Yesterday I had a conversation with a gallery about the colour of work.

The favourite colour for the gallery, in terms of sales, is blue and white. A lot of the work that I love most is yellow, brown, red or black , or at least has a lot of this colour range within it.
‘What is your favourite colour?’ actually needs a very complicated answer.

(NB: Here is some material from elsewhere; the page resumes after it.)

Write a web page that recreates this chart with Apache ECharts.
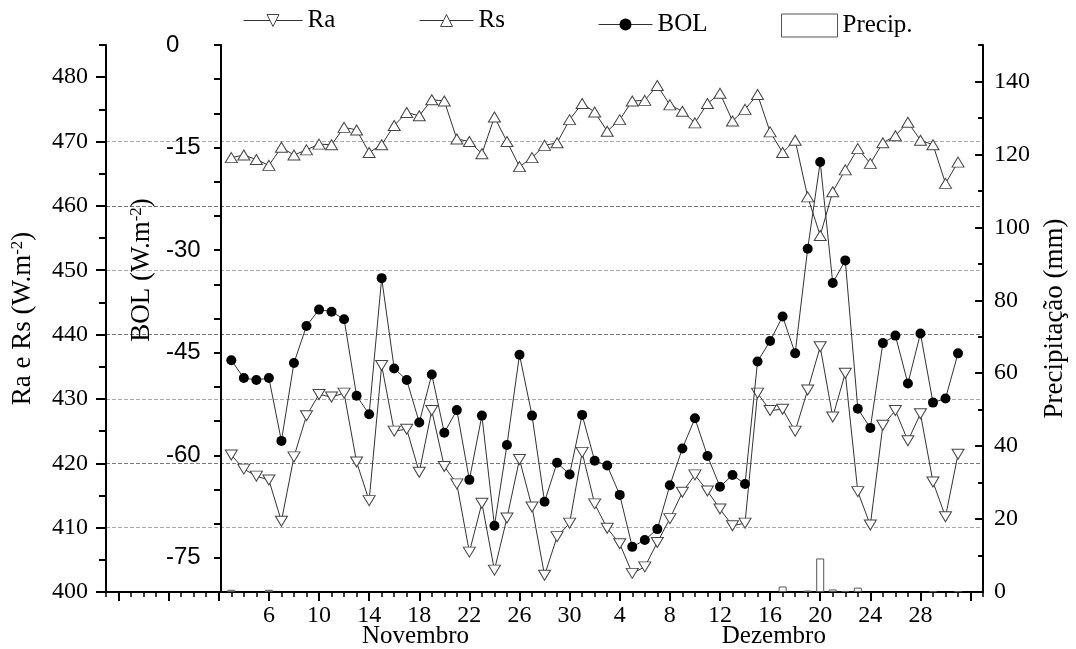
<!DOCTYPE html>
<html>
<head>
<meta charset="utf-8">
<script src="https://cdn.jsdelivr.net/npm/echarts@6/dist/echarts.min.js"></script>
<style>html,body{margin:0;padding:0;background:#fff}#c{width:1076px;height:649px}</style>
</head>
<body>
<div id="c"></div>
<script>
// Day index: 1 = 1 Nov, 31 = 1 Dec
const days = [3,4,5,6,7,8,9,10,11,12,13,14,15,16,17,18,19,20,21,22,23,24,25,26,27,28,29,30,31,32,33,34,35,36,37,38,39,40,41,42,43,44,45,46,47,48,49,50,51,52,53,54,55,56,57,58,59,60,61];
const ra = [421.3,419.1,418.0,417.4,411.0,421.0,427.4,430.7,430.3,430.9,420.2,414.2,435.2,425.0,425.3,418.6,428.2,419.5,416.8,406.2,413.8,403.4,411.5,420.6,413.2,402.6,408.6,410.7,421.7,413.7,409.9,407.5,402.9,403.9,407.7,411.4,415.5,418.2,415.7,412.9,410.3,410.7,430.9,428.2,428.4,425.0,431.4,438.1,427.2,434.0,415.6,410.4,425.9,428.2,423.5,427.7,417.1,411.7,421.4];
const rs = [467.5,467.9,467.2,466.3,469.1,467.9,468.7,469.6,469.5,472.2,471.8,468.3,469.5,472.5,474.5,474.0,476.5,476.3,470.4,470.0,468.1,473.8,470.0,466.1,467.5,469.4,469.8,473.4,475.9,474.6,471.6,473.4,476.3,476.4,478.7,475.7,474.7,472.9,475.9,477.5,473.2,475.0,477.3,471.5,468.3,470.2,461.4,455.4,462.2,465.6,468.9,466.6,469.8,470.9,473.0,470.2,469.5,463.5,466.8];
const bol = [-46.1,-48.7,-49.0,-48.7,-57.9,-46.5,-41.1,-38.7,-39.0,-40.1,-51.3,-54.0,-34.1,-47.3,-49.0,-55.2,-48.2,-56.7,-53.4,-63.6,-54.2,-70.3,-58.5,-45.3,-54.2,-66.8,-61.1,-62.8,-54.1,-60.8,-61.5,-65.8,-73.4,-72.4,-70.8,-64.4,-59.0,-54.6,-60.1,-64.6,-62.9,-64.2,-46.3,-43.3,-39.7,-45.1,-29.8,-17.1,-34.8,-31.5,-53.2,-56.0,-43.6,-42.5,-49.5,-42.2,-52.3,-51.7,-45.1];
const precip = [0.6,0,0,0.6,0,0,0,0,0,0, 0,0,0,0,0,0,0,0,0,0, 0,0,0,0,0,0,0,0,0,0, 0,0,0,0,0,0,0,0,0,0, 0,0,0,0,1.5,0,0.4,9.2,0.7,0.3, 1.2,0,0,0,0,0,0.2,0,0.2];

const xMajorTicks = [-6,-2,2,6,10,14,18,22,26,30,34,38,42,46,50,54,58,62];
const xLabelDays = [6,10,14,18,22,26,30,34,38,42,46,50,54,58];
const xLabelTexts = ['6','10','14','18','22','26','30','4','8','12','16','20','24','28'];
const monthNames = ['Novembro','Dezembro'];
const monthCenters = [17.7, 46.3];
const raRsTicks = [400,410,420,430,440,450,460,470,480];
const raRsMinorTicks = [405,415,425,435,445,455,465,475,485];
const bolLabels = [-75,-60,-45,-30,-15,0];
const bolTicks = [-80,-75,-70,-65,-60,-55,-50,-45,-40,-35,-30,-25,-20,-15,-10,-5,0];
const precipLabels = [0,20,40,60,80,100,120,140];
const precipMinorTicks = [10,30,50,70,90,110,130,150];

const xMinorTicks = [];
for (let v = -7; v <= 63; v++) xMinorTicks.push(v);

const SERIF = '"Liberation Serif","Times New Roman",serif';
const SANS = '"Liberation Sans",Arial,sans-serif';
const black = '#000';
const axisLine = {show: true, onZero: false, lineStyle: {color: black, width: 2}};
const noLine = {show: false, onZero: false};
const serifLabel = {fontFamily: SERIF, fontSize: 24, color: black};
const nameStyle = {fontFamily: SERIF, fontSize: 27, color: black,
  rich: {s: {fontFamily: SERIF, fontSize: 17, color: black, verticalAlign: 'top'}}};

const chart = echarts.init(document.getElementById('c'));

const legendCommon = {
  selectedMode: false, padding: 0, itemGap: 0,
  textStyle: {fontFamily: SERIF, fontSize: 25, color: black},
  itemStyle: {borderWidth: 1},
  lineStyle: {width: 1}
};

chart.setOption({
  animation: false,
  backgroundColor: '#fff',
  grid: {left: 106, right: 80, top: 45, bottom: 57, containLabel: false},
  legend: [
    Object.assign({data: ['Ra'], left: 243, top: 8, itemWidth: 59, itemHeight: 15}, legendCommon),
    Object.assign({data: ['Rs'], left: 419, top: 8, itemWidth: 54, itemHeight: 15}, legendCommon),
    Object.assign({data: ['BOL'], left: 598, top: 12, itemWidth: 54, itemHeight: 15}, legendCommon),
    Object.assign({data: ['Precip.'], left: 781, top: 13, itemWidth: 56, itemHeight: 23, icon: 'rect'}, legendCommon)
  ],
  xAxis: [
    {
      type: 'value', min: -7, max: 63, position: 'bottom',
      axisLine: axisLine,
      axisTick: {show: true, customValues: xMajorTicks, length: 9, lineStyle: {color: black, width: 2}},
      axisLabel: Object.assign({
        customValues: xLabelDays, margin: 12,
        formatter: v => { const i = xLabelDays.indexOf(Math.round(v)); return i >= 0 ? xLabelTexts[i] : ''; }
      }, serifLabel),
      splitLine: {show: false}
    },
    {
      type: 'value', min: -7, max: 63, position: 'bottom',
      axisLine: noLine,
      axisTick: {show: true, customValues: xMinorTicks, length: 5, lineStyle: {color: black, width: 1.5}},
      axisLabel: {show: false},
      splitLine: {show: false}
    },
    {
      type: 'value', min: -7, max: 63, position: 'bottom',
      axisLine: noLine,
      axisTick: {show: false},
      axisLabel: {
        customValues: monthCenters, margin: 32,
        fontFamily: SERIF, fontSize: 25, color: black,
        formatter: v => { const i = monthCenters.indexOf(v); return i >= 0 ? monthNames[i] : ''; }
      },
      splitLine: {show: false}
    }
  ],
  yAxis: [
    {
      type: 'value', min: 400, max: 485, interval: 10, position: 'left', offset: 0,
      axisLine: axisLine,
      axisTick: {show: true, customValues: raRsTicks, length: 10, lineStyle: {color: black, width: 2}},
      axisLabel: Object.assign({customValues: raRsTicks, margin: 18}, serifLabel),
      splitLine: {show: true, showMinLine: false, showMaxLine: false,
        lineStyle: {type: [4, 2], color: ['#aaa', '#777'], width: 1}},
      name: 'Ra e Rs (W.m{s|-2})', nameLocation: 'middle', nameGap: 70, nameRotate: 90,
      nameTextStyle: nameStyle
    },
    {
      type: 'value', min: 400, max: 485, position: 'left', offset: 0,
      axisLine: noLine,
      axisTick: {show: true, customValues: raRsMinorTicks, length: 7, lineStyle: {color: black, width: 2}},
      axisLabel: {show: false},
      splitLine: {show: false}
    },
    {
      type: 'value', min: -80, max: 0, position: 'left', offset: -115,
      axisLine: axisLine,
      axisTick: {show: true, customValues: bolTicks, length: 7, lineStyle: {color: black, width: 2}},
      axisLabel: {customValues: bolLabels, margin: 55, align: 'left', fontFamily: SANS, fontSize: 24, color: black,
        showMinLabel: true, showMaxLabel: true},
      splitLine: {show: false},
      name: 'BOL (W.m{s|-2})', nameLocation: 'middle', nameGap: 59, nameRotate: 90,
      nameTextStyle: Object.assign({padding: [0, 0, 0, 97]}, nameStyle)
    },
    {
      type: 'value', min: 0, max: 150, position: 'right', offset: 0,
      axisLine: axisLine,
      axisTick: {show: true, inside: true, customValues: precipLabels, length: 8, lineStyle: {color: black, width: 2}},
      axisLabel: Object.assign({customValues: precipLabels, margin: 11}, serifLabel),
      splitLine: {show: false},
      name: 'Precipitação (mm)', nameLocation: 'middle', nameGap: 42, nameRotate: 90,
      nameTextStyle: nameStyle
    },
    {
      type: 'value', min: 0, max: 150, position: 'right', offset: 0,
      axisLine: noLine,
      axisTick: {show: true, inside: true, customValues: precipMinorTicks, length: 5, lineStyle: {color: black, width: 2}},
      axisLabel: {show: false},
      splitLine: {show: false}
    }
  ],
  series: [
    {
      name: 'Precip.', type: 'bar', xAxisIndex: 0, yAxisIndex: 3, barWidth: 8, z: 1,
      data: days.map((d, i) => [d, precip[i] > 0 ? precip[i] : '-']),
      itemStyle: {color: '#fff', borderColor: '#555', borderWidth: 1}
    },
    {
      name: 'Ra', type: 'line', xAxisIndex: 0, yAxisIndex: 0, z: 3,
      data: days.map((d, i) => [d, ra[i]]),
      symbol: 'triangle', symbolRotate: 180, symbolSize: [12, 10],
      itemStyle: {color: '#fff', borderColor: '#444', borderWidth: 1},
      lineStyle: {color: '#333', width: 1}
    },
    {
      name: 'Rs', type: 'line', xAxisIndex: 0, yAxisIndex: 0, z: 3,
      data: days.map((d, i) => [d, rs[i]]),
      symbol: 'triangle', symbolSize: [12, 10],
      itemStyle: {color: '#fff', borderColor: '#444', borderWidth: 1},
      lineStyle: {color: '#333', width: 1}
    },
    {
      name: 'BOL', type: 'line', xAxisIndex: 0, yAxisIndex: 2, z: 4,
      data: days.map((d, i) => [d, bol[i]]),
      symbol: 'circle', symbolSize: 10,
      itemStyle: {color: '#000'},
      lineStyle: {color: '#333', width: 1}
    }
  ]
});
</script>
</body>
</html>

In a lecture on ‘Iron in Nature’, delivered by John Ruskin in 1858 ( published in the two paths in 1859 and excerpted in the Faber book of Science as ‘In praise of rust’) Ruskin explains the fundamental importance and inherent beauty of oxidised iron in our environment.It is part of all living systems, earth. blood and mineral, making up the ground that nourishes us.(Jo Marchant Guardian science writing)Iron oxide creates the deep browns and warm reds in the clay I use in my work. It gives glazes a rich honey yellow. reminding me of traditional English slip ware, with its history and working class roots. It has a depth and fluidity that no synthetic colour can achieve.It warms and softens, collecting in deep dark pools and sometimes shinning like gold.It transfers from the ground into all lifa on the surface of the earth, enriching and nourishing it. So Rust is my favourite colour.